[Instruction]
Leaving out the pictures, retype the lines from the beginning of the listing through the line containing "const height = 2044;".

[Given material]

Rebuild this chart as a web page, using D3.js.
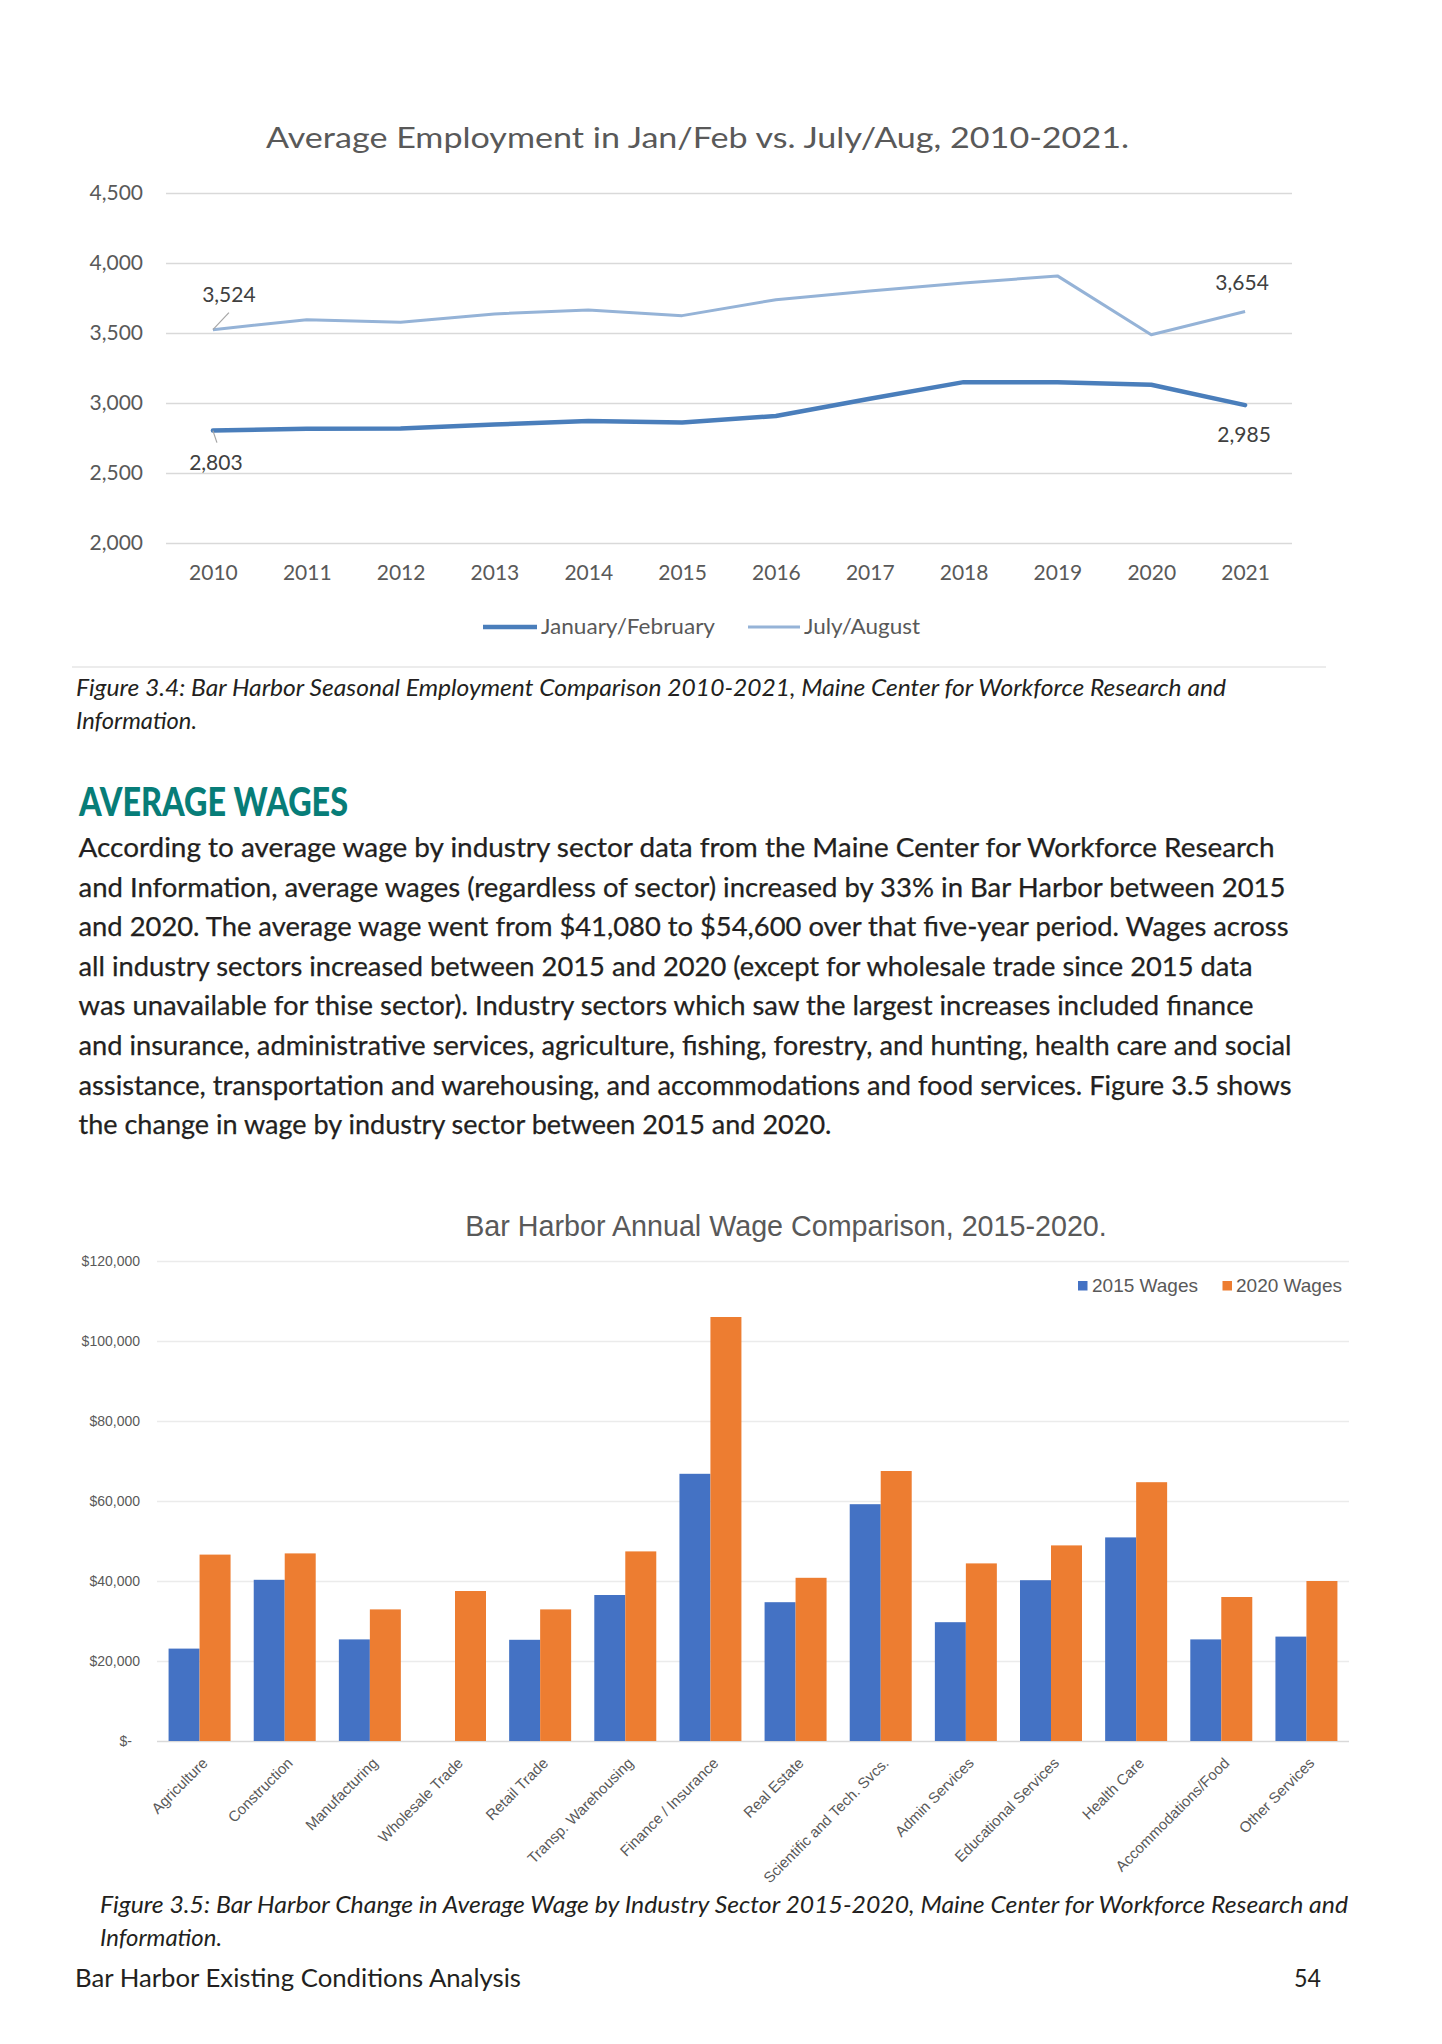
<!DOCTYPE html>
<html>
<head>
<meta charset="utf-8">
<script src="https://cdn.jsdelivr.net/npm/d3@7"></script>
<style>
  body { margin: 0; background: #fff; }
</style>
</head>
<body>
<svg id="page"></svg>
<script>
const width = 1442;
const height = 2044;

// Figure 3.4 - seasonal employment
const years = [2010, 2011, 2012, 2013, 2014, 2015, 2016, 2017, 2018, 2019, 2020, 2021];
const janFeb = [2803, 2816, 2817, 2846, 2872, 2860, 2907, 3030, 3149, 3149, 3130, 2985];
const julAug = [3524, 3595, 3576, 3636, 3665, 3624, 3738, 3800, 3857, 3908, 3487, 3654];
const empTicks = [2000, 2500, 3000, 3500, 4000, 4500];
const empSeries = ["January/February", "July/August"];

// Figure 3.5 - wages by industry sector
const industries = ["Agriculture", "Construction", "Manufacturing", "Wholesale Trade", "Retail Trade",
    "Transp. Warehousing", "Finance / Insurance", "Real Estate", "Scientific and Tech. Svcs.",
    "Admin Services", "Educational Services", "Health Care", "Accommodations/Food", "Other Services"];
const wages2015 = [23100, 40300, 25400, null, 25300, 36500, 66800, 34700, 59200, 29700, 40200, 50900, 25400, 26100];
const wages2020 = [46600, 46900, 32900, 37500, 32900, 47400, 106000, 40800, 67500, 44400, 48900, 64700, 36000, 40000];
const wageTicks = [0, 20000, 40000, 60000, 80000, 100000, 120000];
const wageSeries = ["2015 Wages", "2020 Wages"];

// Page text
const chart1Title = "Average Employment in Jan/Feb vs. July/Aug, 2010-2021.";
const chart2Title = "Bar Harbor Annual Wage Comparison, 2015-2020.";
const caption34 = ["Figure 3.4: Bar Harbor Seasonal Employment Comparison 2010-2021, Maine Center for Workforce Research and",
    "Information."];
const caption35 = ["Figure 3.5: Bar Harbor Change in Average Wage by Industry Sector 2015-2020, Maine Center for Workforce Research and",
    "Information."];
const heading = "AVERAGE WAGES";
const paragraph = [
    "According to average wage by industry sector data from the Maine Center for Workforce Research",
    "and Information, average wages (regardless of sector) increased by 33% in Bar Harbor between 2015",
    "and 2020. The average wage went from $41,080 to $54,600 over that five-year period. Wages across",
    "all industry sectors increased between 2015 and 2020 (except for wholesale trade since 2015 data",
    "was unavailable for thise sector). Industry sectors which saw the largest increases included finance",
    "and insurance, administrative services, agriculture, fishing, forestry, and hunting, health care and social",
    "assistance, transportation and warehousing, and accommodations and food services. Figure 3.5 shows",
    "the change in wage by industry sector between 2015 and 2020."
];
const footerLeft = "Bar Harbor Existing Conditions Analysis";
const footerRight = "54";

const bodyFont = "Lato, 'Open Sans', sans-serif";
const arialFont = "'Liberation Sans', Arial, sans-serif";

var svg = d3.select("#page")
    .attr("width", width)
    .attr("height", height)
    .attr("viewBox", `0 0 ${width} ${height}`);

svg.append("rect").attr("width", width).attr("height", height).attr("fill", "#fff");

// ---------- Line chart ----------
const lineX = d3.scalePoint().domain(years).range([166, 1292]).padding(0.5);
const lineY = d3.scaleLinear().domain([2000, 4500]).range([543, 193]);

const lineChart = svg.append("g").attr("class", "line-chart");

lineChart.append("text")
    .attr("x", 266).attr("y", 148)
    .attr("font-family", bodyFont).attr("font-size", 29)
    .attr("fill", "#595959")
    .attr("textLength", 863).attr("lengthAdjust", "spacingAndGlyphs")
    .text(chart1Title);

lineChart.append("g")
    .attr("transform", "translate(166,0)")
    .call(d3.axisLeft(lineY).tickValues(empTicks).tickSize(-(1292 - 166)).tickPadding(23).tickFormat(d3.format(",")))
    .call(g => g.select(".domain").remove())
    .call(g => g.selectAll(".tick line").attr("stroke", "#d9d9d9").attr("stroke-width", 1.5))
    .call(g => g.selectAll(".tick text").attr("fill", "#595959").attr("font-size", 21).attr("font-family", bodyFont));

lineChart.append("g")
    .attr("transform", "translate(0,543)")
    .call(d3.axisBottom(lineX).tickSize(0).tickPadding(22))
    .call(g => g.select(".domain").remove())
    .call(g => g.selectAll(".tick text").attr("fill", "#595959").attr("font-size", 21).attr("font-family", bodyFont));

const line = d3.line()
    .x((d, i) => lineX(years[i]))
    .y(d => lineY(d));

lineChart.append("path")
    .attr("d", line(julAug))
    .attr("fill", "none").attr("stroke", "#95b3d7").attr("stroke-width", 3)
    .attr("stroke-linejoin", "round");

lineChart.append("path")
    .attr("d", line(janFeb))
    .attr("fill", "none").attr("stroke", "#4a7ebb").attr("stroke-width", 4.5)
    .attr("stroke-linejoin", "round").attr("stroke-linecap", "round");

// data labels on first and last points
const last = years.length - 1;
const labels = [
    { year: years[0], value: julAug[0], dx: 16, dy: -28, leader: [16, -17] },
    { year: years[0], value: janFeb[0], dx: 3, dy: 39, leader: [4, 12] },
    { year: years[last], value: julAug[last], dx: -3, dy: -21, leader: null },
    { year: years[last], value: janFeb[last], dx: -1, dy: 37, leader: null }
];

labels.forEach(l => {
    const px = lineX(l.year), py = lineY(l.value);
    if (l.leader) {
        lineChart.append("line")
            .attr("x1", px).attr("y1", py)
            .attr("x2", px + l.leader[0]).attr("y2", py + l.leader[1])
            .attr("stroke", "#a6a6a6").attr("stroke-width", 1.2);
    }
    lineChart.append("text")
        .attr("x", px + l.dx).attr("y", py + l.dy)
        .attr("text-anchor", "middle")
        .attr("font-family", bodyFont).attr("font-size", 21)
        .attr("fill", "#404040")
        .text(d3.format(",")(l.value));
});

// legend
const lineLegend = lineChart.append("g").attr("font-family", bodyFont).attr("font-size", 21);
[[483, 537, 541, "#4a7ebb", 4.5, 174], [748, 800, 804, "#95b3d7", 3, 116]].forEach((s, i) => {
    lineLegend.append("line")
        .attr("x1", s[0]).attr("x2", s[1]).attr("y1", 627).attr("y2", 627)
        .attr("stroke", s[3]).attr("stroke-width", s[4]);
    lineLegend.append("text")
        .attr("x", s[2]).attr("y", 634)
        .attr("fill", "#595959")
        .attr("textLength", s[5]).attr("lengthAdjust", "spacingAndGlyphs")
        .text(empSeries[i]);
});

svg.append("line")
    .attr("x1", 72).attr("x2", 1326).attr("y1", 667).attr("y2", 667)
    .attr("stroke", "#d9d9d9").attr("stroke-width", 1.2);

// ---------- Page text ----------
const pageText = svg.append("g").attr("font-family", bodyFont).attr("fill", "#231f20");

function captionLines(lines, x, y0, widths) {
    lines.forEach((t, i) => {
        pageText.append("text")
            .attr("x", x).attr("y", y0 + i * 33)
            .attr("font-size", 23.5).attr("font-style", "italic")
            .attr("textLength", widths[i]).attr("lengthAdjust", "spacingAndGlyphs")
            .text(t);
    });
}

captionLines(caption34, 76, 696, [1150, 121]);

pageText.append("text")
    .attr("x", 79).attr("y", 816)
    .attr("font-size", 40).attr("font-weight", 900)
    .attr("fill", "#077d78")
    .attr("textLength", 269).attr("lengthAdjust", "spacingAndGlyphs")
    .text(heading);

const paraWidths = [1196, 1207, 1210, 1174, 1175, 1213, 1213, 753];
paragraph.forEach((t, i) => {
    pageText.append("text")
        .attr("x", 78.5).attr("y", 857 + i * 39.6)
        .attr("font-size", 26.5)
        .attr("stroke", "#231f20").attr("stroke-width", 0.25)
        .attr("textLength", paraWidths[i]).attr("lengthAdjust", "spacingAndGlyphs")
        .text(t);
});

captionLines(caption35, 100, 1913, [1248, 122]);

pageText.append("text")
    .attr("x", 75).attr("y", 1987)
    .attr("font-size", 24.5)
    .attr("textLength", 446).attr("lengthAdjust", "spacingAndGlyphs")
    .text(footerLeft);

pageText.append("text")
    .attr("x", 1294).attr("y", 1987)
    .attr("font-size", 24.5)
    .attr("textLength", 27).attr("lengthAdjust", "spacingAndGlyphs")
    .text(footerRight);

// ---------- Bar chart ----------
const barX = d3.scaleBand().domain(industries).range([157, 1349]).paddingInner(0.272).paddingOuter(0.136);
const barSub = d3.scaleBand().domain(wageSeries).range([0, barX.bandwidth()]);
const barY = d3.scaleLinear().domain([0, 120000]).range([1741, 1261]);
const barColor = d3.scaleOrdinal().domain(wageSeries).range(["#4472c4", "#ed7d31"]);

const barChart = svg.append("g").attr("class", "bar-chart");

barChart.append("text")
    .attr("x", 786).attr("y", 1236)
    .attr("text-anchor", "middle")
    .attr("font-family", arialFont).attr("font-size", 28.7)
    .attr("fill", "#595959")
    .text(chart2Title);

barChart.append("g")
    .attr("transform", "translate(157,0)")
    .call(d3.axisLeft(barY).tickValues(wageTicks).tickSize(-(1349 - 157)).tickPadding(17)
        .tickFormat(d => d === 0 ? "$-" : "$" + d3.format(",")(d)))
    .call(g => g.select(".domain").remove())
    .call(g => g.selectAll(".tick line").attr("stroke", d => d === 0 ? "#d9d9d9" : "#ebebeb").attr("stroke-width", 1.5))
    .call(g => g.selectAll(".tick text")
        .attr("x", d => d === 0 ? -25 : -17)
        .attr("fill", "#595959").attr("font-size", 14).attr("font-family", arialFont));

const groups = barChart.append("g")
    .selectAll("g")
    .data(industries)
    .join("g")
    .attr("transform", d => `translate(${barX(d)},0)`);

groups.selectAll("rect")
    .data((d, i) => [
        { key: wageSeries[0], value: wages2015[i] },
        { key: wageSeries[1], value: wages2020[i] }
    ].filter(v => v.value !== null))
    .join("rect")
    .attr("x", d => barSub(d.key))
    .attr("width", barSub.bandwidth())
    .attr("y", d => barY(d.value))
    .attr("height", d => barY(0) - barY(d.value))
    .attr("fill", d => barColor(d.key));

// rotated category labels
barChart.append("g")
    .selectAll("text")
    .data(industries)
    .join("text")
    .attr("transform", d => `translate(${barX(d) + barX.bandwidth() / 2 + 9},1764) rotate(-45)`)
    .attr("text-anchor", "end")
    .attr("font-family", arialFont).attr("font-size", 15)
    .attr("fill", "#595959")
    .text(d => d);

// legend
const barLegend = barChart.append("g").attr("font-family", arialFont).attr("font-size", 19);
[[1078, 1092], [1222.5, 1236]].forEach((p, i) => {
    barLegend.append("rect")
        .attr("x", p[0]).attr("y", 1281)
        .attr("width", 9.5).attr("height", 9.5)
        .attr("fill", barColor(wageSeries[i]));
    barLegend.append("text")
        .attr("x", p[1]).attr("y", 1292)
        .attr("fill", "#595959")
        .text(wageSeries[i]);
});
</script>
</body>
</html>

[Answer to the exercise]
Rebuild this chart as a web page, using D3.js.
<!DOCTYPE html>
<html>
<head>
<meta charset="utf-8">
<script src="https://cdn.jsdelivr.net/npm/d3@7"></script>
<style>
  body { margin: 0; background: #fff; }
</style>
</head>
<body>
<svg id="page"></svg>
<script>
const width = 1442;
const height = 2044;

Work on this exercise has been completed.